Mungkin aku kurang bersyukur dan banyak menutup mata, mungkin Tuhan sudah mengirimkan hal yang lebih baik itu kepadaku diam-diam, tapi Tuhan... aku ingin sekali engkau peluk, agar semua perasaan sakit, lelah, sesak dan semuanya ini engkau rengkuh dan engkau bawa pergi, sama seperti ketika engkau bawa pergi mereka dariku. Bawa juga hal-hal menyedihkan dariku Tuhan...
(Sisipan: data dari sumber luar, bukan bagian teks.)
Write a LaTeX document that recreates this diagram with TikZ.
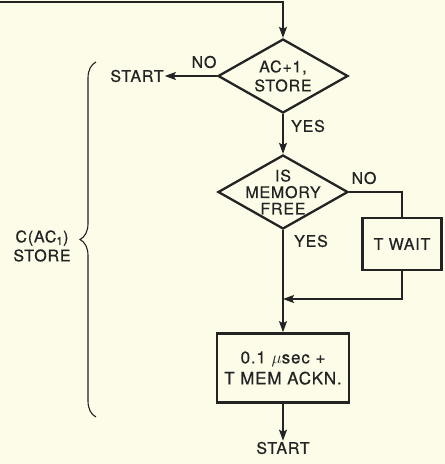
\documentclass[tikz,border=0pt]{standalone}
\usepackage{fontspec}
\setmainfont{TeX Gyre Heros}[LetterSpace=5, FakeBold=0.6]
\usetikzlibrary{shapes.geometric,arrows.meta,decorations.pathreplacing}
\definecolor{paper}{RGB}{252,252,232}
\definecolor{ink}{RGB}{35,35,35}
\tikzstyle{decision} = [diamond, draw=ink, line width=2.3pt, minimum width=130pt, minimum height=74pt, inner sep=0pt]
\tikzstyle{txt} = [text=ink, align=center, font=\fontsize{16}{19}\selectfont, inner sep=1pt]
\tikzstyle{block} = [rectangle, draw=ink, line width=2.7pt, txt, inner sep=0pt]
\tikzstyle{line} = [draw=ink, line width=1.3pt, -{Stealth[length=11pt,width=8pt,inset=2pt]}]
\tikzstyle{wire} = [draw=ink, line width=1.3pt]

\begin{document}
\begin{tikzpicture}[x=1pt, y=-1pt, node distance=116pt]
    \fill[paper] (0,0) rectangle (445,464);
    \useasboundingbox (0,0) rectangle (445,464);

    \node [decision] (acstore) at (283,76) {};
    \node [txt] (acstoretext) at (acstore) {AC+1,\\STORE};
    \node [decision, below of=acstore] (memfree) {};
    \node [txt, font=\fontsize{16}{16.5}\selectfont] (memfreetext) at (memfree) {IS\\MEMORY\\FREE};
    \node [block, minimum width=79pt, minimum height=52pt, right of=memfree, node distance=119pt, yshift=-52pt] (twait) {T WAIT};
    \node [block, minimum width=132pt, minimum height=69pt, font=\fontsize{17}{21}\selectfont, below of=memfree, node distance=176pt] (memack) {0.1 $\mu$sec +\\T MEM ACKN.};
    \node [txt, left of=acstore, node distance=146pt] (startleft) {START};
    \node [txt, below of=memack, node distance=80pt] (startbottom) {START};
    \coordinate [below of=memfree, node distance=107pt] (merge);
    \coordinate (entry) at (0,2);

    % branch labels
    \node [txt] (noone) at (204,62) {NO};
    \node [txt] (yesone) at (308,126) {YES};
    \node [txt] (notwo) at (364,178) {NO};
    \node [txt] (yestwo) at (311,241) {YES};

    \path [line] (entry) -| (acstore);
    \path [line] (acstore) -- (startleft);
    \path [line] (acstore) -- (memfree);
    \path [wire] (memfree.east) -| (twait);
    \path [line] (twait) |- (merge);
    \path [line] (memfree) -- (memack);
    \path [line] (memack) -- (startbottom);

    % brace over the store sequence
    \coordinate (bracebottom) at (96,417);
    \coordinate (bracetop) at (96,62);
    \draw [ink, line width=1.1pt, decorate, decoration={brace, amplitude=16pt}] (bracebottom) -- (bracetop);
    \node [txt] (storelabel) at (42,246) {C(AC\textsubscript{1})\\STORE};
\end{tikzpicture}
\end{document}
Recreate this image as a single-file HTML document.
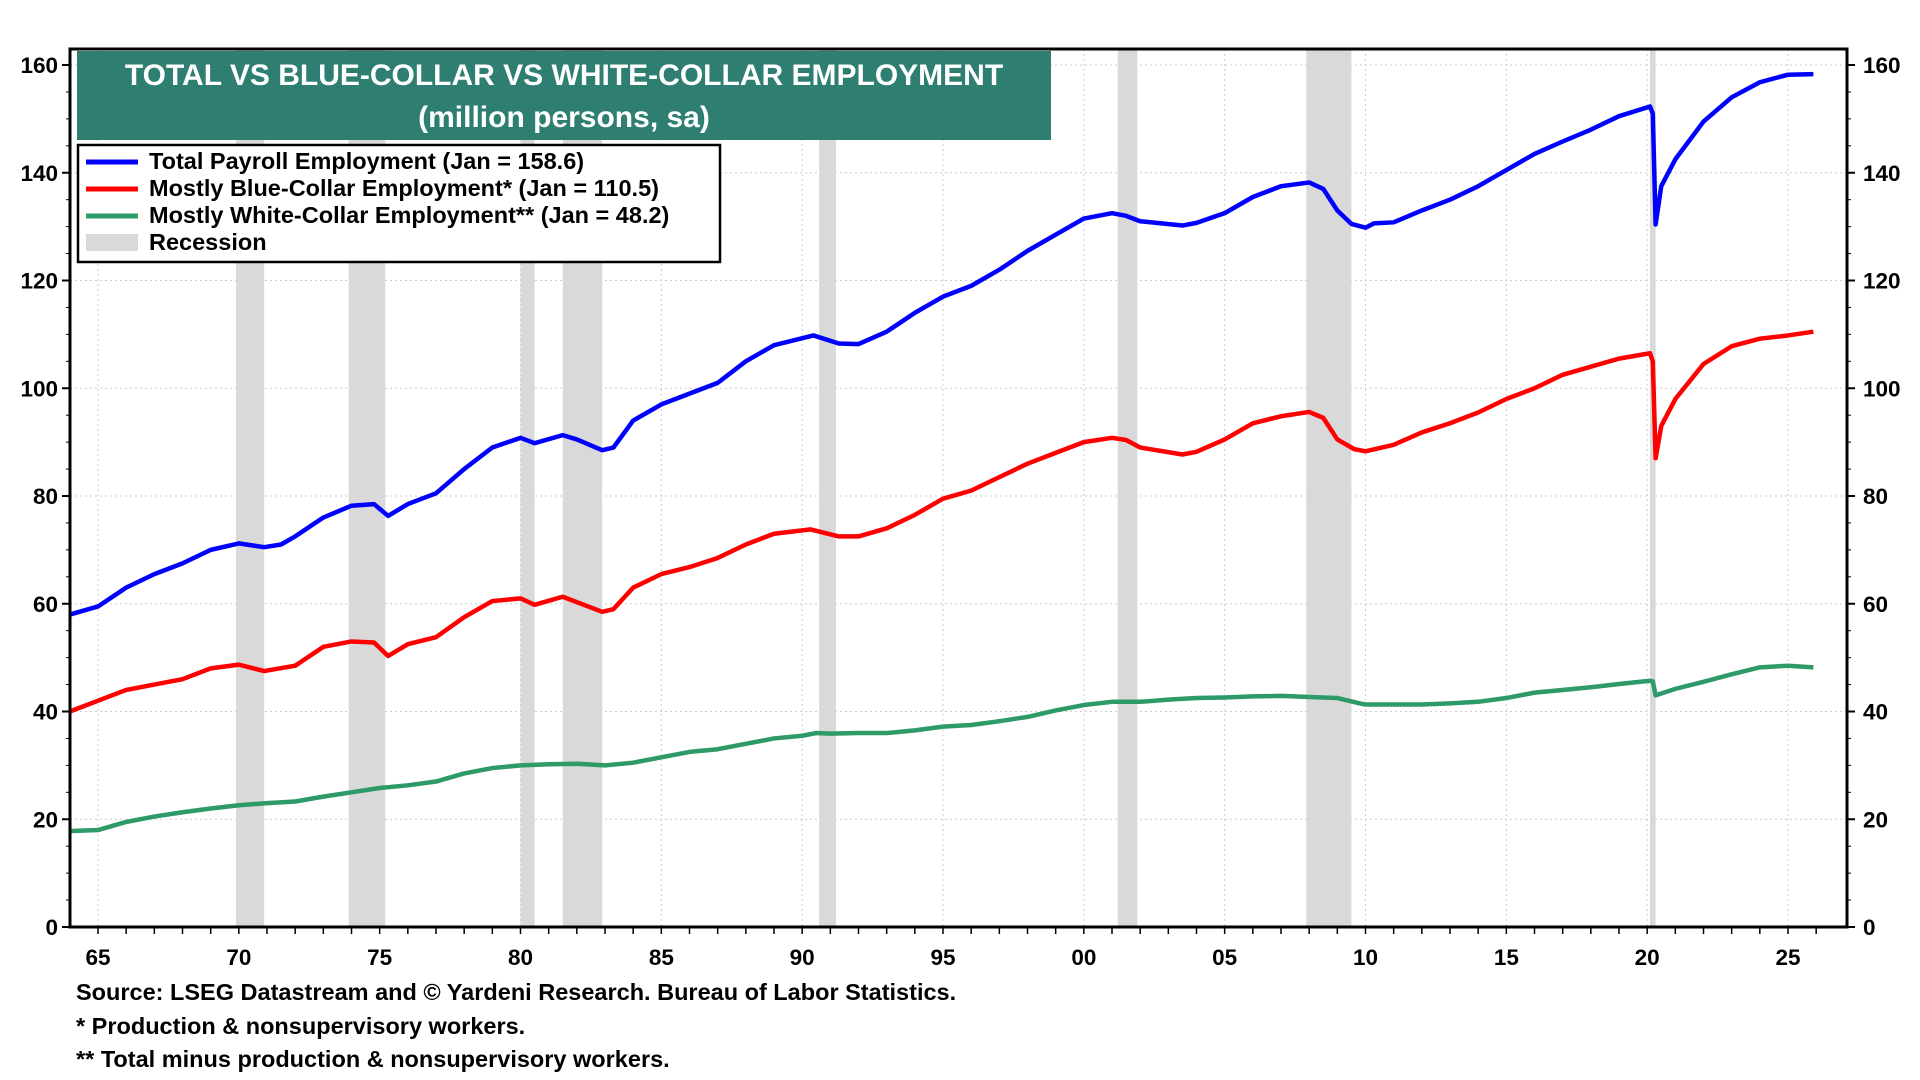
<!DOCTYPE html>
<html><head><meta charset="utf-8">
<style>
body{margin:0;background:#fff;}
svg{display:block;font-family:"Liberation Sans",Arial,sans-serif;font-weight:bold;}
</style></head>
<body>
<svg id="chart" width="1920" height="1080" viewBox="0 0 1920 1080" xmlns="http://www.w3.org/2000/svg">
<g id="grid"></g>
<g id="rec"></g>
<g id="series"></g>
<g id="axes"></g>
<g>
<rect x="77" y="51" width="974" height="89" fill="#2e7f72"/>
<text x="564" y="85" text-anchor="middle" fill="#fff" font-size="30">TOTAL VS BLUE-COLLAR VS WHITE-COLLAR EMPLOYMENT</text>
<text x="564" y="127" text-anchor="middle" fill="#fff" font-size="30">(million persons, sa)</text>
</g>
<g>
<rect x="78" y="145" width="642" height="117" fill="#fff" stroke="#000" stroke-width="2.5"/>
<g><line x1="86" y1="162" x2="138" y2="162" stroke="#0000ff" stroke-width="5"/><text x="149" y="169" font-size="23.5">Total Payroll Employment (Jan = 158.6)</text></g>
<g><line x1="86" y1="189" x2="138" y2="189" stroke="#ff0000" stroke-width="5"/><text x="149" y="196" font-size="23.5">Mostly Blue-Collar Employment* (Jan = 110.5)</text></g>
<g><line x1="86" y1="216" x2="138" y2="216" stroke="#2e9a68" stroke-width="5"/><text x="149" y="223" font-size="23.5">Mostly White-Collar Employment** (Jan = 48.2)</text></g>
<g><rect x="86" y="234" width="52" height="17" fill="#d9d9d9"/><text x="149" y="250" font-size="23.5">Recession</text></g>
</g>
<g font-size="23.5">
<text x="76" y="1000">Source: LSEG Datastream and © Yardeni Research. Bureau of Labor Statistics.</text>
<text x="76" y="1034">* Production &amp; nonsupervisory workers.</text>
<text x="76" y="1067">** Total minus production &amp; nonsupervisory workers.</text>
</g>
</svg>
<script>
const yTicks=[0,20,40,60,80,100,120,140,160];
const xTickYears=[1965,1970,1975,1980,1985,1990,1995,2000,2005,2010,2015,2020,2025];
const xTickLabels=["65","70","75","80","85","90","95","00","05","10","15","20","25"];
const recStart=[1969.9,1973.9,1980.0,1981.5,1990.6,2001.2,2007.9,2020.1];
const recEnd=[1970.9,1975.2,1980.5,1982.9,1991.2,2001.9,2009.5,2020.3];
const totalYears=[1964,1965,1966,1967,1968,1969,1970,1970.9,1971.5,1972,1973,1974,1974.8,1975.3,1976,1977,1978,1979,1980,1980.5,1981.5,1982,1982.9,1983.3,1984,1985,1986,1987,1988,1989,1990.4,1991.3,1992,1993,1994,1995,1996,1997,1998,1999,2000,2001,2001.5,2002,2003.5,2004,2005,2006,2007,2008,2008.5,2009,2009.5,2010,2010.3,2011,2012,2013,2014,2015,2016,2017,2018,2019,2020.1,2020.2,2020.3,2020.5,2021,2022,2023,2024,2025,2025.9];
const totalVals=[58,59.5,63,65.5,67.5,70,71.2,70.5,71,72.5,76,78.2,78.5,76.3,78.5,80.5,85,89,90.8,89.8,91.3,90.5,88.5,89,94,97,99,101,105,108,109.8,108.3,108.2,110.5,114,117,119,122,125.5,128.5,131.5,132.5,132,131,130.2,130.7,132.5,135.5,137.5,138.2,137,133,130.5,129.8,130.6,130.8,133,135,137.5,140.5,143.5,145.8,148,150.5,152.3,151,130.4,137.5,142.5,149.5,154,156.8,158.2,158.3];
const blueYears=[1964,1966,1967,1968,1969,1970,1970.9,1972,1973,1974,1974.8,1975.3,1976,1977,1978,1979,1980,1980.5,1981.5,1982.9,1983.3,1984,1985,1986,1987,1988,1989,1990.3,1991.3,1992,1993,1994,1995,1996,1997,1998,1999,2000,2001,2001.5,2002,2003.5,2004,2005,2006,2007,2008,2008.5,2009,2009.6,2010,2011,2012,2013,2014,2015,2016,2017,2018,2019,2020.1,2020.2,2020.3,2020.5,2021,2022,2023,2024,2025,2025.9];
const blueVals=[40,44,45,46,48,48.7,47.5,48.5,52,53,52.8,50.3,52.5,53.8,57.5,60.5,61,59.8,61.3,58.5,59,63,65.5,66.8,68.5,71,73,73.8,72.5,72.5,74,76.5,79.5,81,83.5,86,88,90,90.8,90.4,89,87.7,88.2,90.5,93.5,94.8,95.6,94.5,90.5,88.7,88.3,89.5,91.8,93.5,95.5,98,100,102.5,104,105.5,106.5,105,87,93,98,104.5,107.8,109.2,109.8,110.5];
const whiteYears=[1964,1965,1966,1967,1968,1969,1970,1971,1972,1973,1974,1975,1976,1977,1978,1979,1980,1981,1982,1983,1984,1985,1986,1987,1988,1989,1990,1990.5,1991,1992,1993,1994,1995,1996,1997,1998,1999,2000,2001,2002,2003,2004,2005,2006,2007,2008,2009,2009.8,2010,2011,2012,2013,2014,2015,2016,2017,2018,2019,2020.1,2020.2,2020.3,2021,2022,2023,2024,2025,2025.9];
const whiteVals=[17.8,18,19.5,20.5,21.3,22,22.6,23,23.3,24.2,25,25.8,26.3,27,28.5,29.5,30,30.2,30.3,30,30.5,31.5,32.5,33,34,35,35.5,36,35.9,36,36,36.5,37.2,37.5,38.2,39,40.2,41.2,41.8,41.8,42.2,42.5,42.6,42.8,42.9,42.7,42.5,41.5,41.3,41.3,41.3,41.5,41.8,42.5,43.5,44,44.5,45.1,45.7,45.6,43,44.2,45.5,46.9,48.2,48.5,48.2];

const L=70,R=1847,T=49,B=927;
const x=yr=>98+(yr-1965)*(1788-98)/60;
const y=v=>927-v*(927-65)/160;
const NS="http://www.w3.org/2000/svg";
function mk(tag,attrs,parent){const e=document.createElementNS(NS,tag);for(const k in attrs)e.setAttribute(k,attrs[k]);parent.appendChild(e);return e;}
const grid=document.getElementById('grid'),rec=document.getElementById('rec'),ser=document.getElementById('series'),axes=document.getElementById('axes');
yTicks.forEach(v=>{
  const g=mk('line',{x1:L,x2:R,y1:y(v),y2:y(v),stroke:'#ccc','stroke-width':1,'stroke-dasharray':'2,3'},grid);
  
  
  const t1=mk('text',{x:L-12,y:y(v)+8,'text-anchor':'end','font-size':22.5},axes);t1.textContent=v;
  
  
  const t2=mk('text',{x:R+16,y:y(v)+8,'text-anchor':'start','font-size':22.5},axes);t2.textContent=v;
  
  
  mk('line',{x1:L-8,x2:L,y1:y(v),y2:y(v),stroke:'#000','stroke-width':2},axes);
  mk('line',{x1:R,x2:R+8,y1:y(v),y2:y(v),stroke:'#000','stroke-width':2},axes);
});
for(let v=0;v<=160;v+=5){mk('line',{x1:L-4,x2:L,y1:y(v),y2:y(v),stroke:'#000','stroke-width':1},axes);mk('line',{x1:R,x2:R+4,y1:y(v),y2:y(v),stroke:'#000','stroke-width':1},axes);}
xTickYears.forEach((yr,i)=>{
  const g=mk('line',{x1:x(yr),x2:x(yr),y1:T,y2:B,stroke:'#ccc','stroke-width':1,'stroke-dasharray':'2,3'},grid);
  
  
  const t=mk('text',{x:x(yr),y:B+38,'text-anchor':'middle','font-size':22.5},axes);t.textContent=xTickLabels[i];
  
  
});
for(let yr=1965;yr<=2026;yr++){mk('line',{x1:x(yr),x2:x(yr),y1:B,y2:B+7,stroke:'#000','stroke-width':1.5},axes);}
recStart.forEach((s,i)=>{
  const r=mk('rect',{x:x(s),y:T,width:Math.max(3,x(recEnd[i])-x(s)),height:B-T,fill:'#d9d9d9'},rec);
  
  
});
function line(ys,vs,color,name){
  const p=mk('polyline',{points:ys.map((yr,i)=>x(yr)+','+y(vs[i])).join(' '),fill:'none',stroke:color,'stroke-width':4.5,'stroke-linejoin':'round'},ser);
  
  
}
line(whiteYears,whiteVals,'#2e9a68','white-collar-line');
line(blueYears,blueVals,'#ff0000','blue-collar-line');
line(totalYears,totalVals,'#0000ff','total-payroll-line');
const frame=mk('rect',{x:L,y:T,width:R-L,height:B-T,fill:'none',stroke:'#000','stroke-width':3},axes);


</script>
</body></html>
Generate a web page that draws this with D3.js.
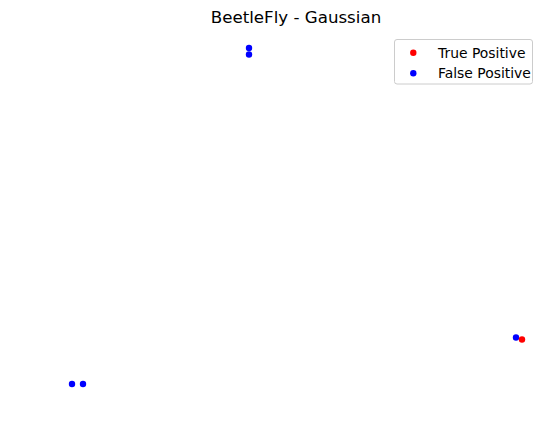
<!DOCTYPE html>
<html><head><meta charset="utf-8">
<script src="https://cdn.jsdelivr.net/npm/d3@7"></script>
<style>html,body{margin:0;padding:0;background:#fff;}svg{display:block;font-family:"DejaVu Sans",sans-serif;}</style>
</head><body>
<svg id="chart" width="558" height="435"></svg>
<script>
const title = "BeetleFly - Gaussian";
const seriesNames = ["True Positive", "False Positive"];
const seriesColors = ["#ff0000", "#0000ff"];
// True Positive points
const tpX = [6.0];
const tpY = [-1.11];
// False Positive points
const fpX = [0.54, 0.54, 5.88, -3.0, -2.78];
const fpY = [4.72, 4.59, -1.07, -2.0, -2.0];

const svg = d3.select("#chart");
const axL = 49.5, axR = 544.5, axT = 31.2, axB = 400.8;

const allX = tpX.concat(fpX), allY = tpY.concat(fpY);
const [x0, x1] = d3.extent(allX), [y0, y1] = d3.extent(allY);
const mx = (x1 - x0) * 0.05, my = (y1 - y0) * 0.05;
const x = d3.scaleLinear().domain([x0 - mx, x1 + mx]).range([axL, axR]);
const y = d3.scaleLinear().domain([y0 - my, y1 + my]).range([axB, axT]);

const r = 3.2;
// False positive first, true positive drawn on top
svg.append("g").selectAll("circle").data(fpX.map((d, i) => [d, fpY[i]])).join("circle")
  .attr("cx", d => x(d[0])).attr("cy", d => y(d[1])).attr("r", r).attr("fill", seriesColors[1]);
svg.append("g").selectAll("circle").data(tpX.map((d, i) => [d, tpY[i]])).join("circle")
  .attr("cx", d => x(d[0])).attr("cy", d => y(d[1])).attr("r", r).attr("fill", seriesColors[0]);

svg.append("text").attr("x", (axL + axR) / 2 - 1).attr("y", 23.3)
  .attr("text-anchor", "middle").attr("font-size", "16.67px").attr("fill", "#000").text(title);

// legend
const lg = svg.append("g");
lg.append("rect").attr("x", 394.5).attr("y", 39.5).attr("width", 138).attr("height", 44.5)
  .attr("rx", 2.5).attr("fill", "#fff").attr("fill-opacity", 0.8).attr("stroke", "#cccccc").attr("stroke-width", 1);
seriesNames.forEach((n, i) => {
  const cy = 52.7 + i * 20.6;
  lg.append("circle").attr("cx", 413.3).attr("cy", cy).attr("r", r).attr("fill", seriesColors[i]);
  lg.append("text").attr("x", 438).attr("y", cy + 4.9).attr("font-size", "13.9px").attr("fill", "#000").text(n);
});
</script>
</body></html>
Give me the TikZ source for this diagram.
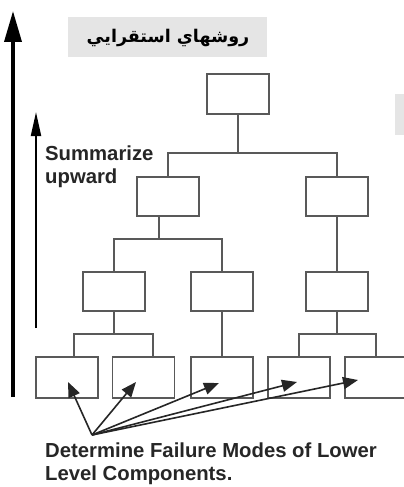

Usia ini sudah tak lagi muda di bulan Maret ini, hal baik apa yang muncul di hidupku saat ini? Tidak ada. Atau aku sedang menutup mataku dari hal-hal baik itu? Tapi aku benar-benar tidak melihatnya.
Aku lelah.
Aku hancur.
Aku tidak tau bagaimana memperbaiki semuanya. Aku tidak tau apa yang harus kulakukan agar semua kembali utuh. Aku tidak tahu lagi kemana puzzle yang berantakan itu pergi. Benar sekali dugaanku bahwa beberapa puzzle itu ternyata memang tempatnya bukan di dekatku. Sesuatu yang awalnya pas ternyata semakin membesar atau mengecil sehingga tidak muat lagi. Aku harus mencari kepingan puzzle yang benar-benar pas dan tidak akan pernah pergi lagi. Tapi aku tidak tau bagaimana caranya.
Aku tidak siap dengan datangnya kamu, Maretku. Setiap kali aku menutup mata, semua bayangan kembali ke masa lalu yang menyenangkan dan aku rasanya ingin sekali tinggal di sana. Seperti Wanda yang dapat membuat realitanya sendiri menggunakan kekuatannya. Aku ingin kembali tinggal bersama kenangan-kenangan itu. Aku rindu tertawa lagi... Maret, apa mungkin kamu akan membawa keutuhan itu lagi? Apa mungkin semuanya akan kembali utuh? Apa aku akan baik-baik saja?